Chocolate Deep Dive Quiz 🍫
Bean to bar, the $130 billion industry, and why some chocolate costs $50 per bar.
Bean to bar, the $130 billion industry, and why some chocolate costs $50 per bar.
For more than 3,000 years, chocolate was only ever consumed as a drink — the Maya and Aztecs never ate it as a solid. The first eating chocolate bar wasn't invented until 1847 by J.S. Fry & Sons in England. This quiz goes far beyond the candy aisle, covering the bean-to-bar process from cacao tree to finished bar, the ancient history of chocolate as a bitter spiced beverage and currency, the science of tempering and why it gives chocolate its snap, the psychology of why we crave it, and the darker realities of a $130 billion global industry.
Each round presents 10 randomized multiple-choice questions drawn from a pool of 50, so every playthrough is different. You get instant feedback with explanations after each answer, plus a shareable score at the end.
You'll explore every stage of cacao's journey from tropical pod to finished bar, the Mesoamerican origins of chocolate as a ritual and currency, the European transformation that added sugar and created solid chocolate, the chemistry behind melting point and tempering, why theobromine is toxic to dogs, which countries grow the most cacao and the labor controversies involved, and surprising facts like the existence of a fourth type of chocolate — ruby — introduced as recently as 2017.

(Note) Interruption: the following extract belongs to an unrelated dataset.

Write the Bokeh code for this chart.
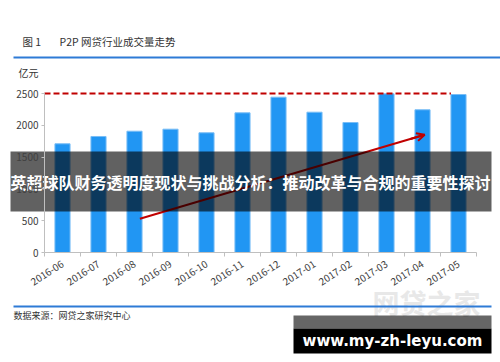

Chocolate contains several mood-altering compounds including anandamide (sometimes called the "bliss molecule," which activates the same brain receptors as cannabis), phenylethylamine (a stimulant associated with the feeling of falling in love), and theobromine (a mild stimulant). Combined with fat, sugar, and a melting point just below body temperature that creates a pleasurable sensation on the palate, chocolate is engineered by nature — and food scientists — to be deeply appealing.

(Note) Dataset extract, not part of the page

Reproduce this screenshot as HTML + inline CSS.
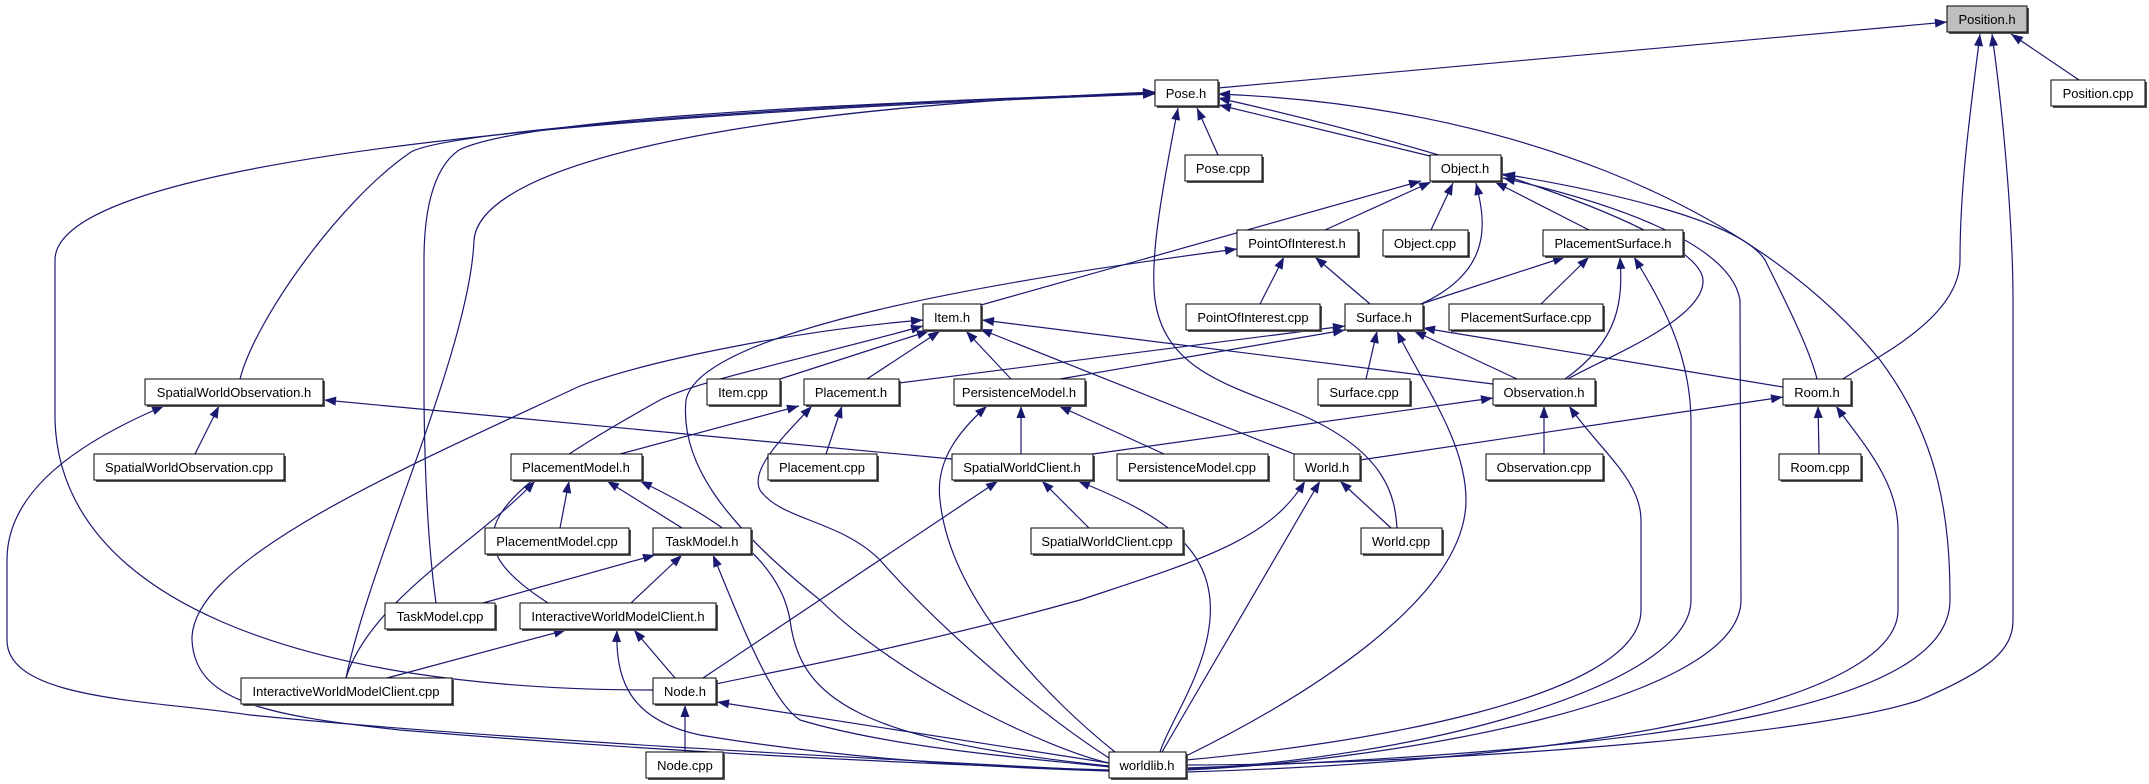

Chocolate contains theobromine, a compound in the methylxanthine family (related to caffeine). Humans metabolize theobromine quickly, but dogs process it far more slowly, allowing toxic levels to build up in their system. Even small amounts can cause vomiting, seizures, and heart arrhythmias in dogs. Dark chocolate and baking chocolate are the most dangerous, containing far more theobromine than milk chocolate.

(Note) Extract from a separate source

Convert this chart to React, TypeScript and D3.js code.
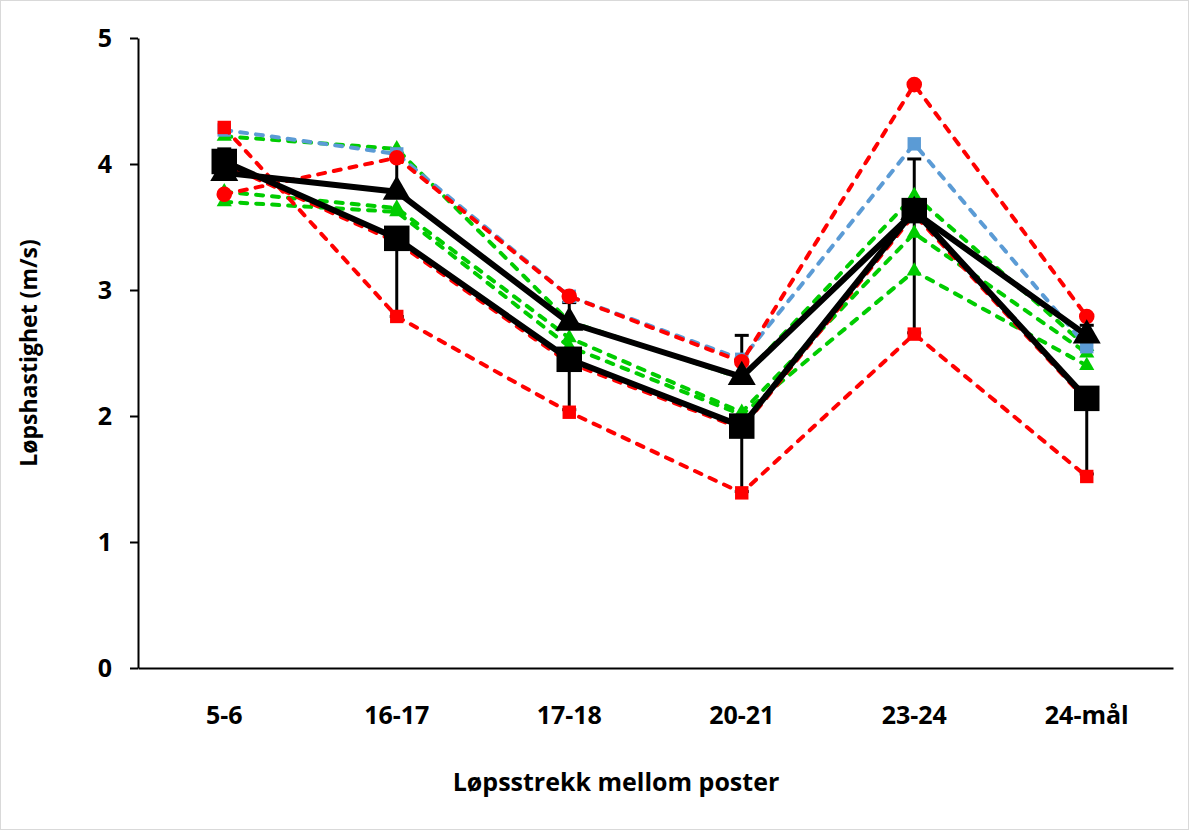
import React, { useEffect, useRef } from 'react';
import * as d3 from 'd3';

const categories = ['5-6', '16-17', '17-18', '20-21', '23-24', '24-mål'];
const yTicks = [0, 1, 2, 3, 4, 5];

// individual runners (dashed)
const redCircle = [3.76, 4.05, 2.95, 2.43, 4.63, 2.79];
const redSquare = [4.29, 2.79, 2.03, 1.39, 2.65, 1.52];
const redHidden = [4.0, 3.38, 2.42, 1.9, 3.6, 2.12];
const blueSquare = [4.27, 4.08, 2.95, 2.45, 4.16, 2.55];
const greenA = [4.22, 4.12, 2.75, 2.3, 3.75, 2.55];
const greenB = [3.78, 3.65, 2.62, 2.03, 3.45, 2.5];
const greenC = [3.7, 3.62, 2.55, 2.01, 3.15, 2.4];

// group means with SD
const meanSquare = [4.02, 3.41, 2.45, 1.92, 3.63, 2.14];
const sdSquare = [0.1, 0.62, 0.4, 0.52, 0.97, 0.6];
const meanTriangle = [3.93, 3.78, 2.74, 2.31, 3.62, 2.64];
const sdTriangle = [0.19, 0.26, 0.16, 0.33, 0.42, 0.08];

const RED = '#ff0000';
const BLUE = '#5b9bd5';
const GREEN = '#00cc00';
const FONT = '"Open Sans", sans-serif';

const App = () => {
  const ref = useRef(null);

  useEffect(() => {
    document.body.style.margin = '0';
    const svg = d3.select(ref.current);
    svg.selectAll('*').remove();

    const W = 1189, H = 830;
    const left = 138, right = 1173, top = 38, bottom = 668;

    const x = d3.scaleBand().domain(categories).range([left, right]);
    const y = d3.scaleLinear().domain([0, 5]).range([bottom, top]);
    const cx = (i) => x(categories[i]) + x.bandwidth() / 2;

    svg.append('rect').attr('x', 0.5).attr('y', 0.5).attr('width', W - 1).attr('height', H - 1)
      .attr('fill', '#fff').attr('stroke', '#d9d9d9');

    // axes
    const yAxis = svg.append('g').attr('transform', `translate(${left},0)`)
      .call(d3.axisLeft(y).tickValues(yTicks).tickFormat(d3.format('d'))
        .tickSize(8).tickSizeOuter(0).tickPadding(18));
    yAxis.select('.domain').attr('stroke', '#000').attr('stroke-width', 2);
    yAxis.selectAll('.tick line').attr('stroke', '#000').attr('stroke-width', 2);
    yAxis.selectAll('.tick text').attr('font-family', FONT).attr('font-weight', 'bold')
      .attr('font-size', 25).attr('fill', '#000');

    const xAxis = svg.append('g').attr('transform', `translate(0,${bottom})`)
      .call(d3.axisBottom(x).tickSize(0).tickSizeOuter(0).tickPadding(38));
    xAxis.select('.domain').attr('stroke', '#000').attr('stroke-width', 2);
    xAxis.selectAll('.tick text').attr('font-family', FONT).attr('font-weight', 'bold')
      .attr('font-size', 25).attr('fill', '#000');

    svg.append('text').attr('x', 616).attr('y', 791).attr('text-anchor', 'middle')
      .attr('font-family', FONT).attr('font-weight', 'bold').attr('font-size', 25).text('Løpsstrekk mellom poster');
    svg.append('text').attr('transform', `translate(37,${(top + bottom) / 2}) rotate(-90)`)
      .attr('text-anchor', 'middle').attr('font-family', FONT).attr('font-weight', 'bold')
      .attr('font-size', 23).text('Løpshastighet (m/s)');

    const line = d3.line().x((d, i) => cx(i)).y((d) => y(d));

    // error bars
    const errG = svg.append('g');
    const drawErr = (mean, sd, dir) => {
      mean.forEach((m, i) => {
        const y1 = y(m), y2 = y(m + dir * sd[i]);
        errG.append('line').attr('x1', cx(i)).attr('x2', cx(i)).attr('y1', y1).attr('y2', y2)
          .attr('stroke', '#000').attr('stroke-width', 3);
        errG.append('line').attr('x1', cx(i) - 7).attr('x2', cx(i) + 7).attr('y1', y2).attr('y2', y2)
          .attr('stroke', '#000').attr('stroke-width', 3);
      });
    };
    drawErr(meanSquare, sdSquare, -1);
    drawErr(meanTriangle, sdTriangle, 1);

    const dashed = [
      { data: greenC, color: GREEN, sym: d3.symbolTriangle, size: 100 },
      { data: greenB, color: GREEN, sym: d3.symbolTriangle, size: 100 },
      { data: greenA, color: GREEN, sym: d3.symbolTriangle, size: 100 },
      { data: redHidden, color: RED, sym: d3.symbolSquare, size: 180 },
      { data: blueSquare, color: BLUE, sym: d3.symbolSquare, size: 180 },
      { data: redSquare, color: RED, sym: d3.symbolSquare, size: 180 },
      { data: redCircle, color: RED, sym: d3.symbolCircle, size: 190 },
    ];
    dashed.forEach((s) => {
      const g = svg.append('g');
      g.append('path').attr('d', line(s.data)).attr('fill', 'none').attr('stroke', s.color)
        .attr('stroke-width', 4).attr('stroke-dasharray', '7,9').attr('stroke-linecap', 'round');
      g.selectAll('path.m').data(s.data).enter().append('path').attr('class', 'm')
        .attr('transform', (d, i) => `translate(${cx(i)},${y(d)})`)
        .attr('d', d3.symbol().type(s.sym).size(s.size)).attr('fill', s.color);
    });

    const solid = [
      { data: meanSquare, sym: d3.symbolSquare, size: 650 },
      { data: meanTriangle, sym: d3.symbolTriangle, size: 340 },
    ];
    solid.forEach((s) => {
      const g = svg.append('g');
      g.append('path').attr('d', line(s.data)).attr('fill', 'none').attr('stroke', '#000')
        .attr('stroke-width', 6).attr('stroke-linejoin', 'round');
      g.selectAll('path.m').data(s.data).enter().append('path').attr('class', 'm')
        .attr('transform', (d, i) => `translate(${cx(i)},${y(d)})`)
        .attr('d', d3.symbol().type(s.sym).size(s.size)).attr('fill', '#000');
    });
  }, []);

  return <svg ref={ref} width={1189} height={830} style={{ display: 'block' }} />;
};

export default App;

Bean-to-bar is a craft chocolate movement in which small makers control every step of production from sourcing raw cacao beans to finishing the final bar. Unlike large industrial producers who buy pre-processed chocolate mass, bean-to-bar makers select specific origins and varietals, ferment and roast their own beans, and develop unique flavor profiles. Single-origin bean-to-bar bars often cost $8 to $50 or more, compared to a few dollars for a mass-market bar.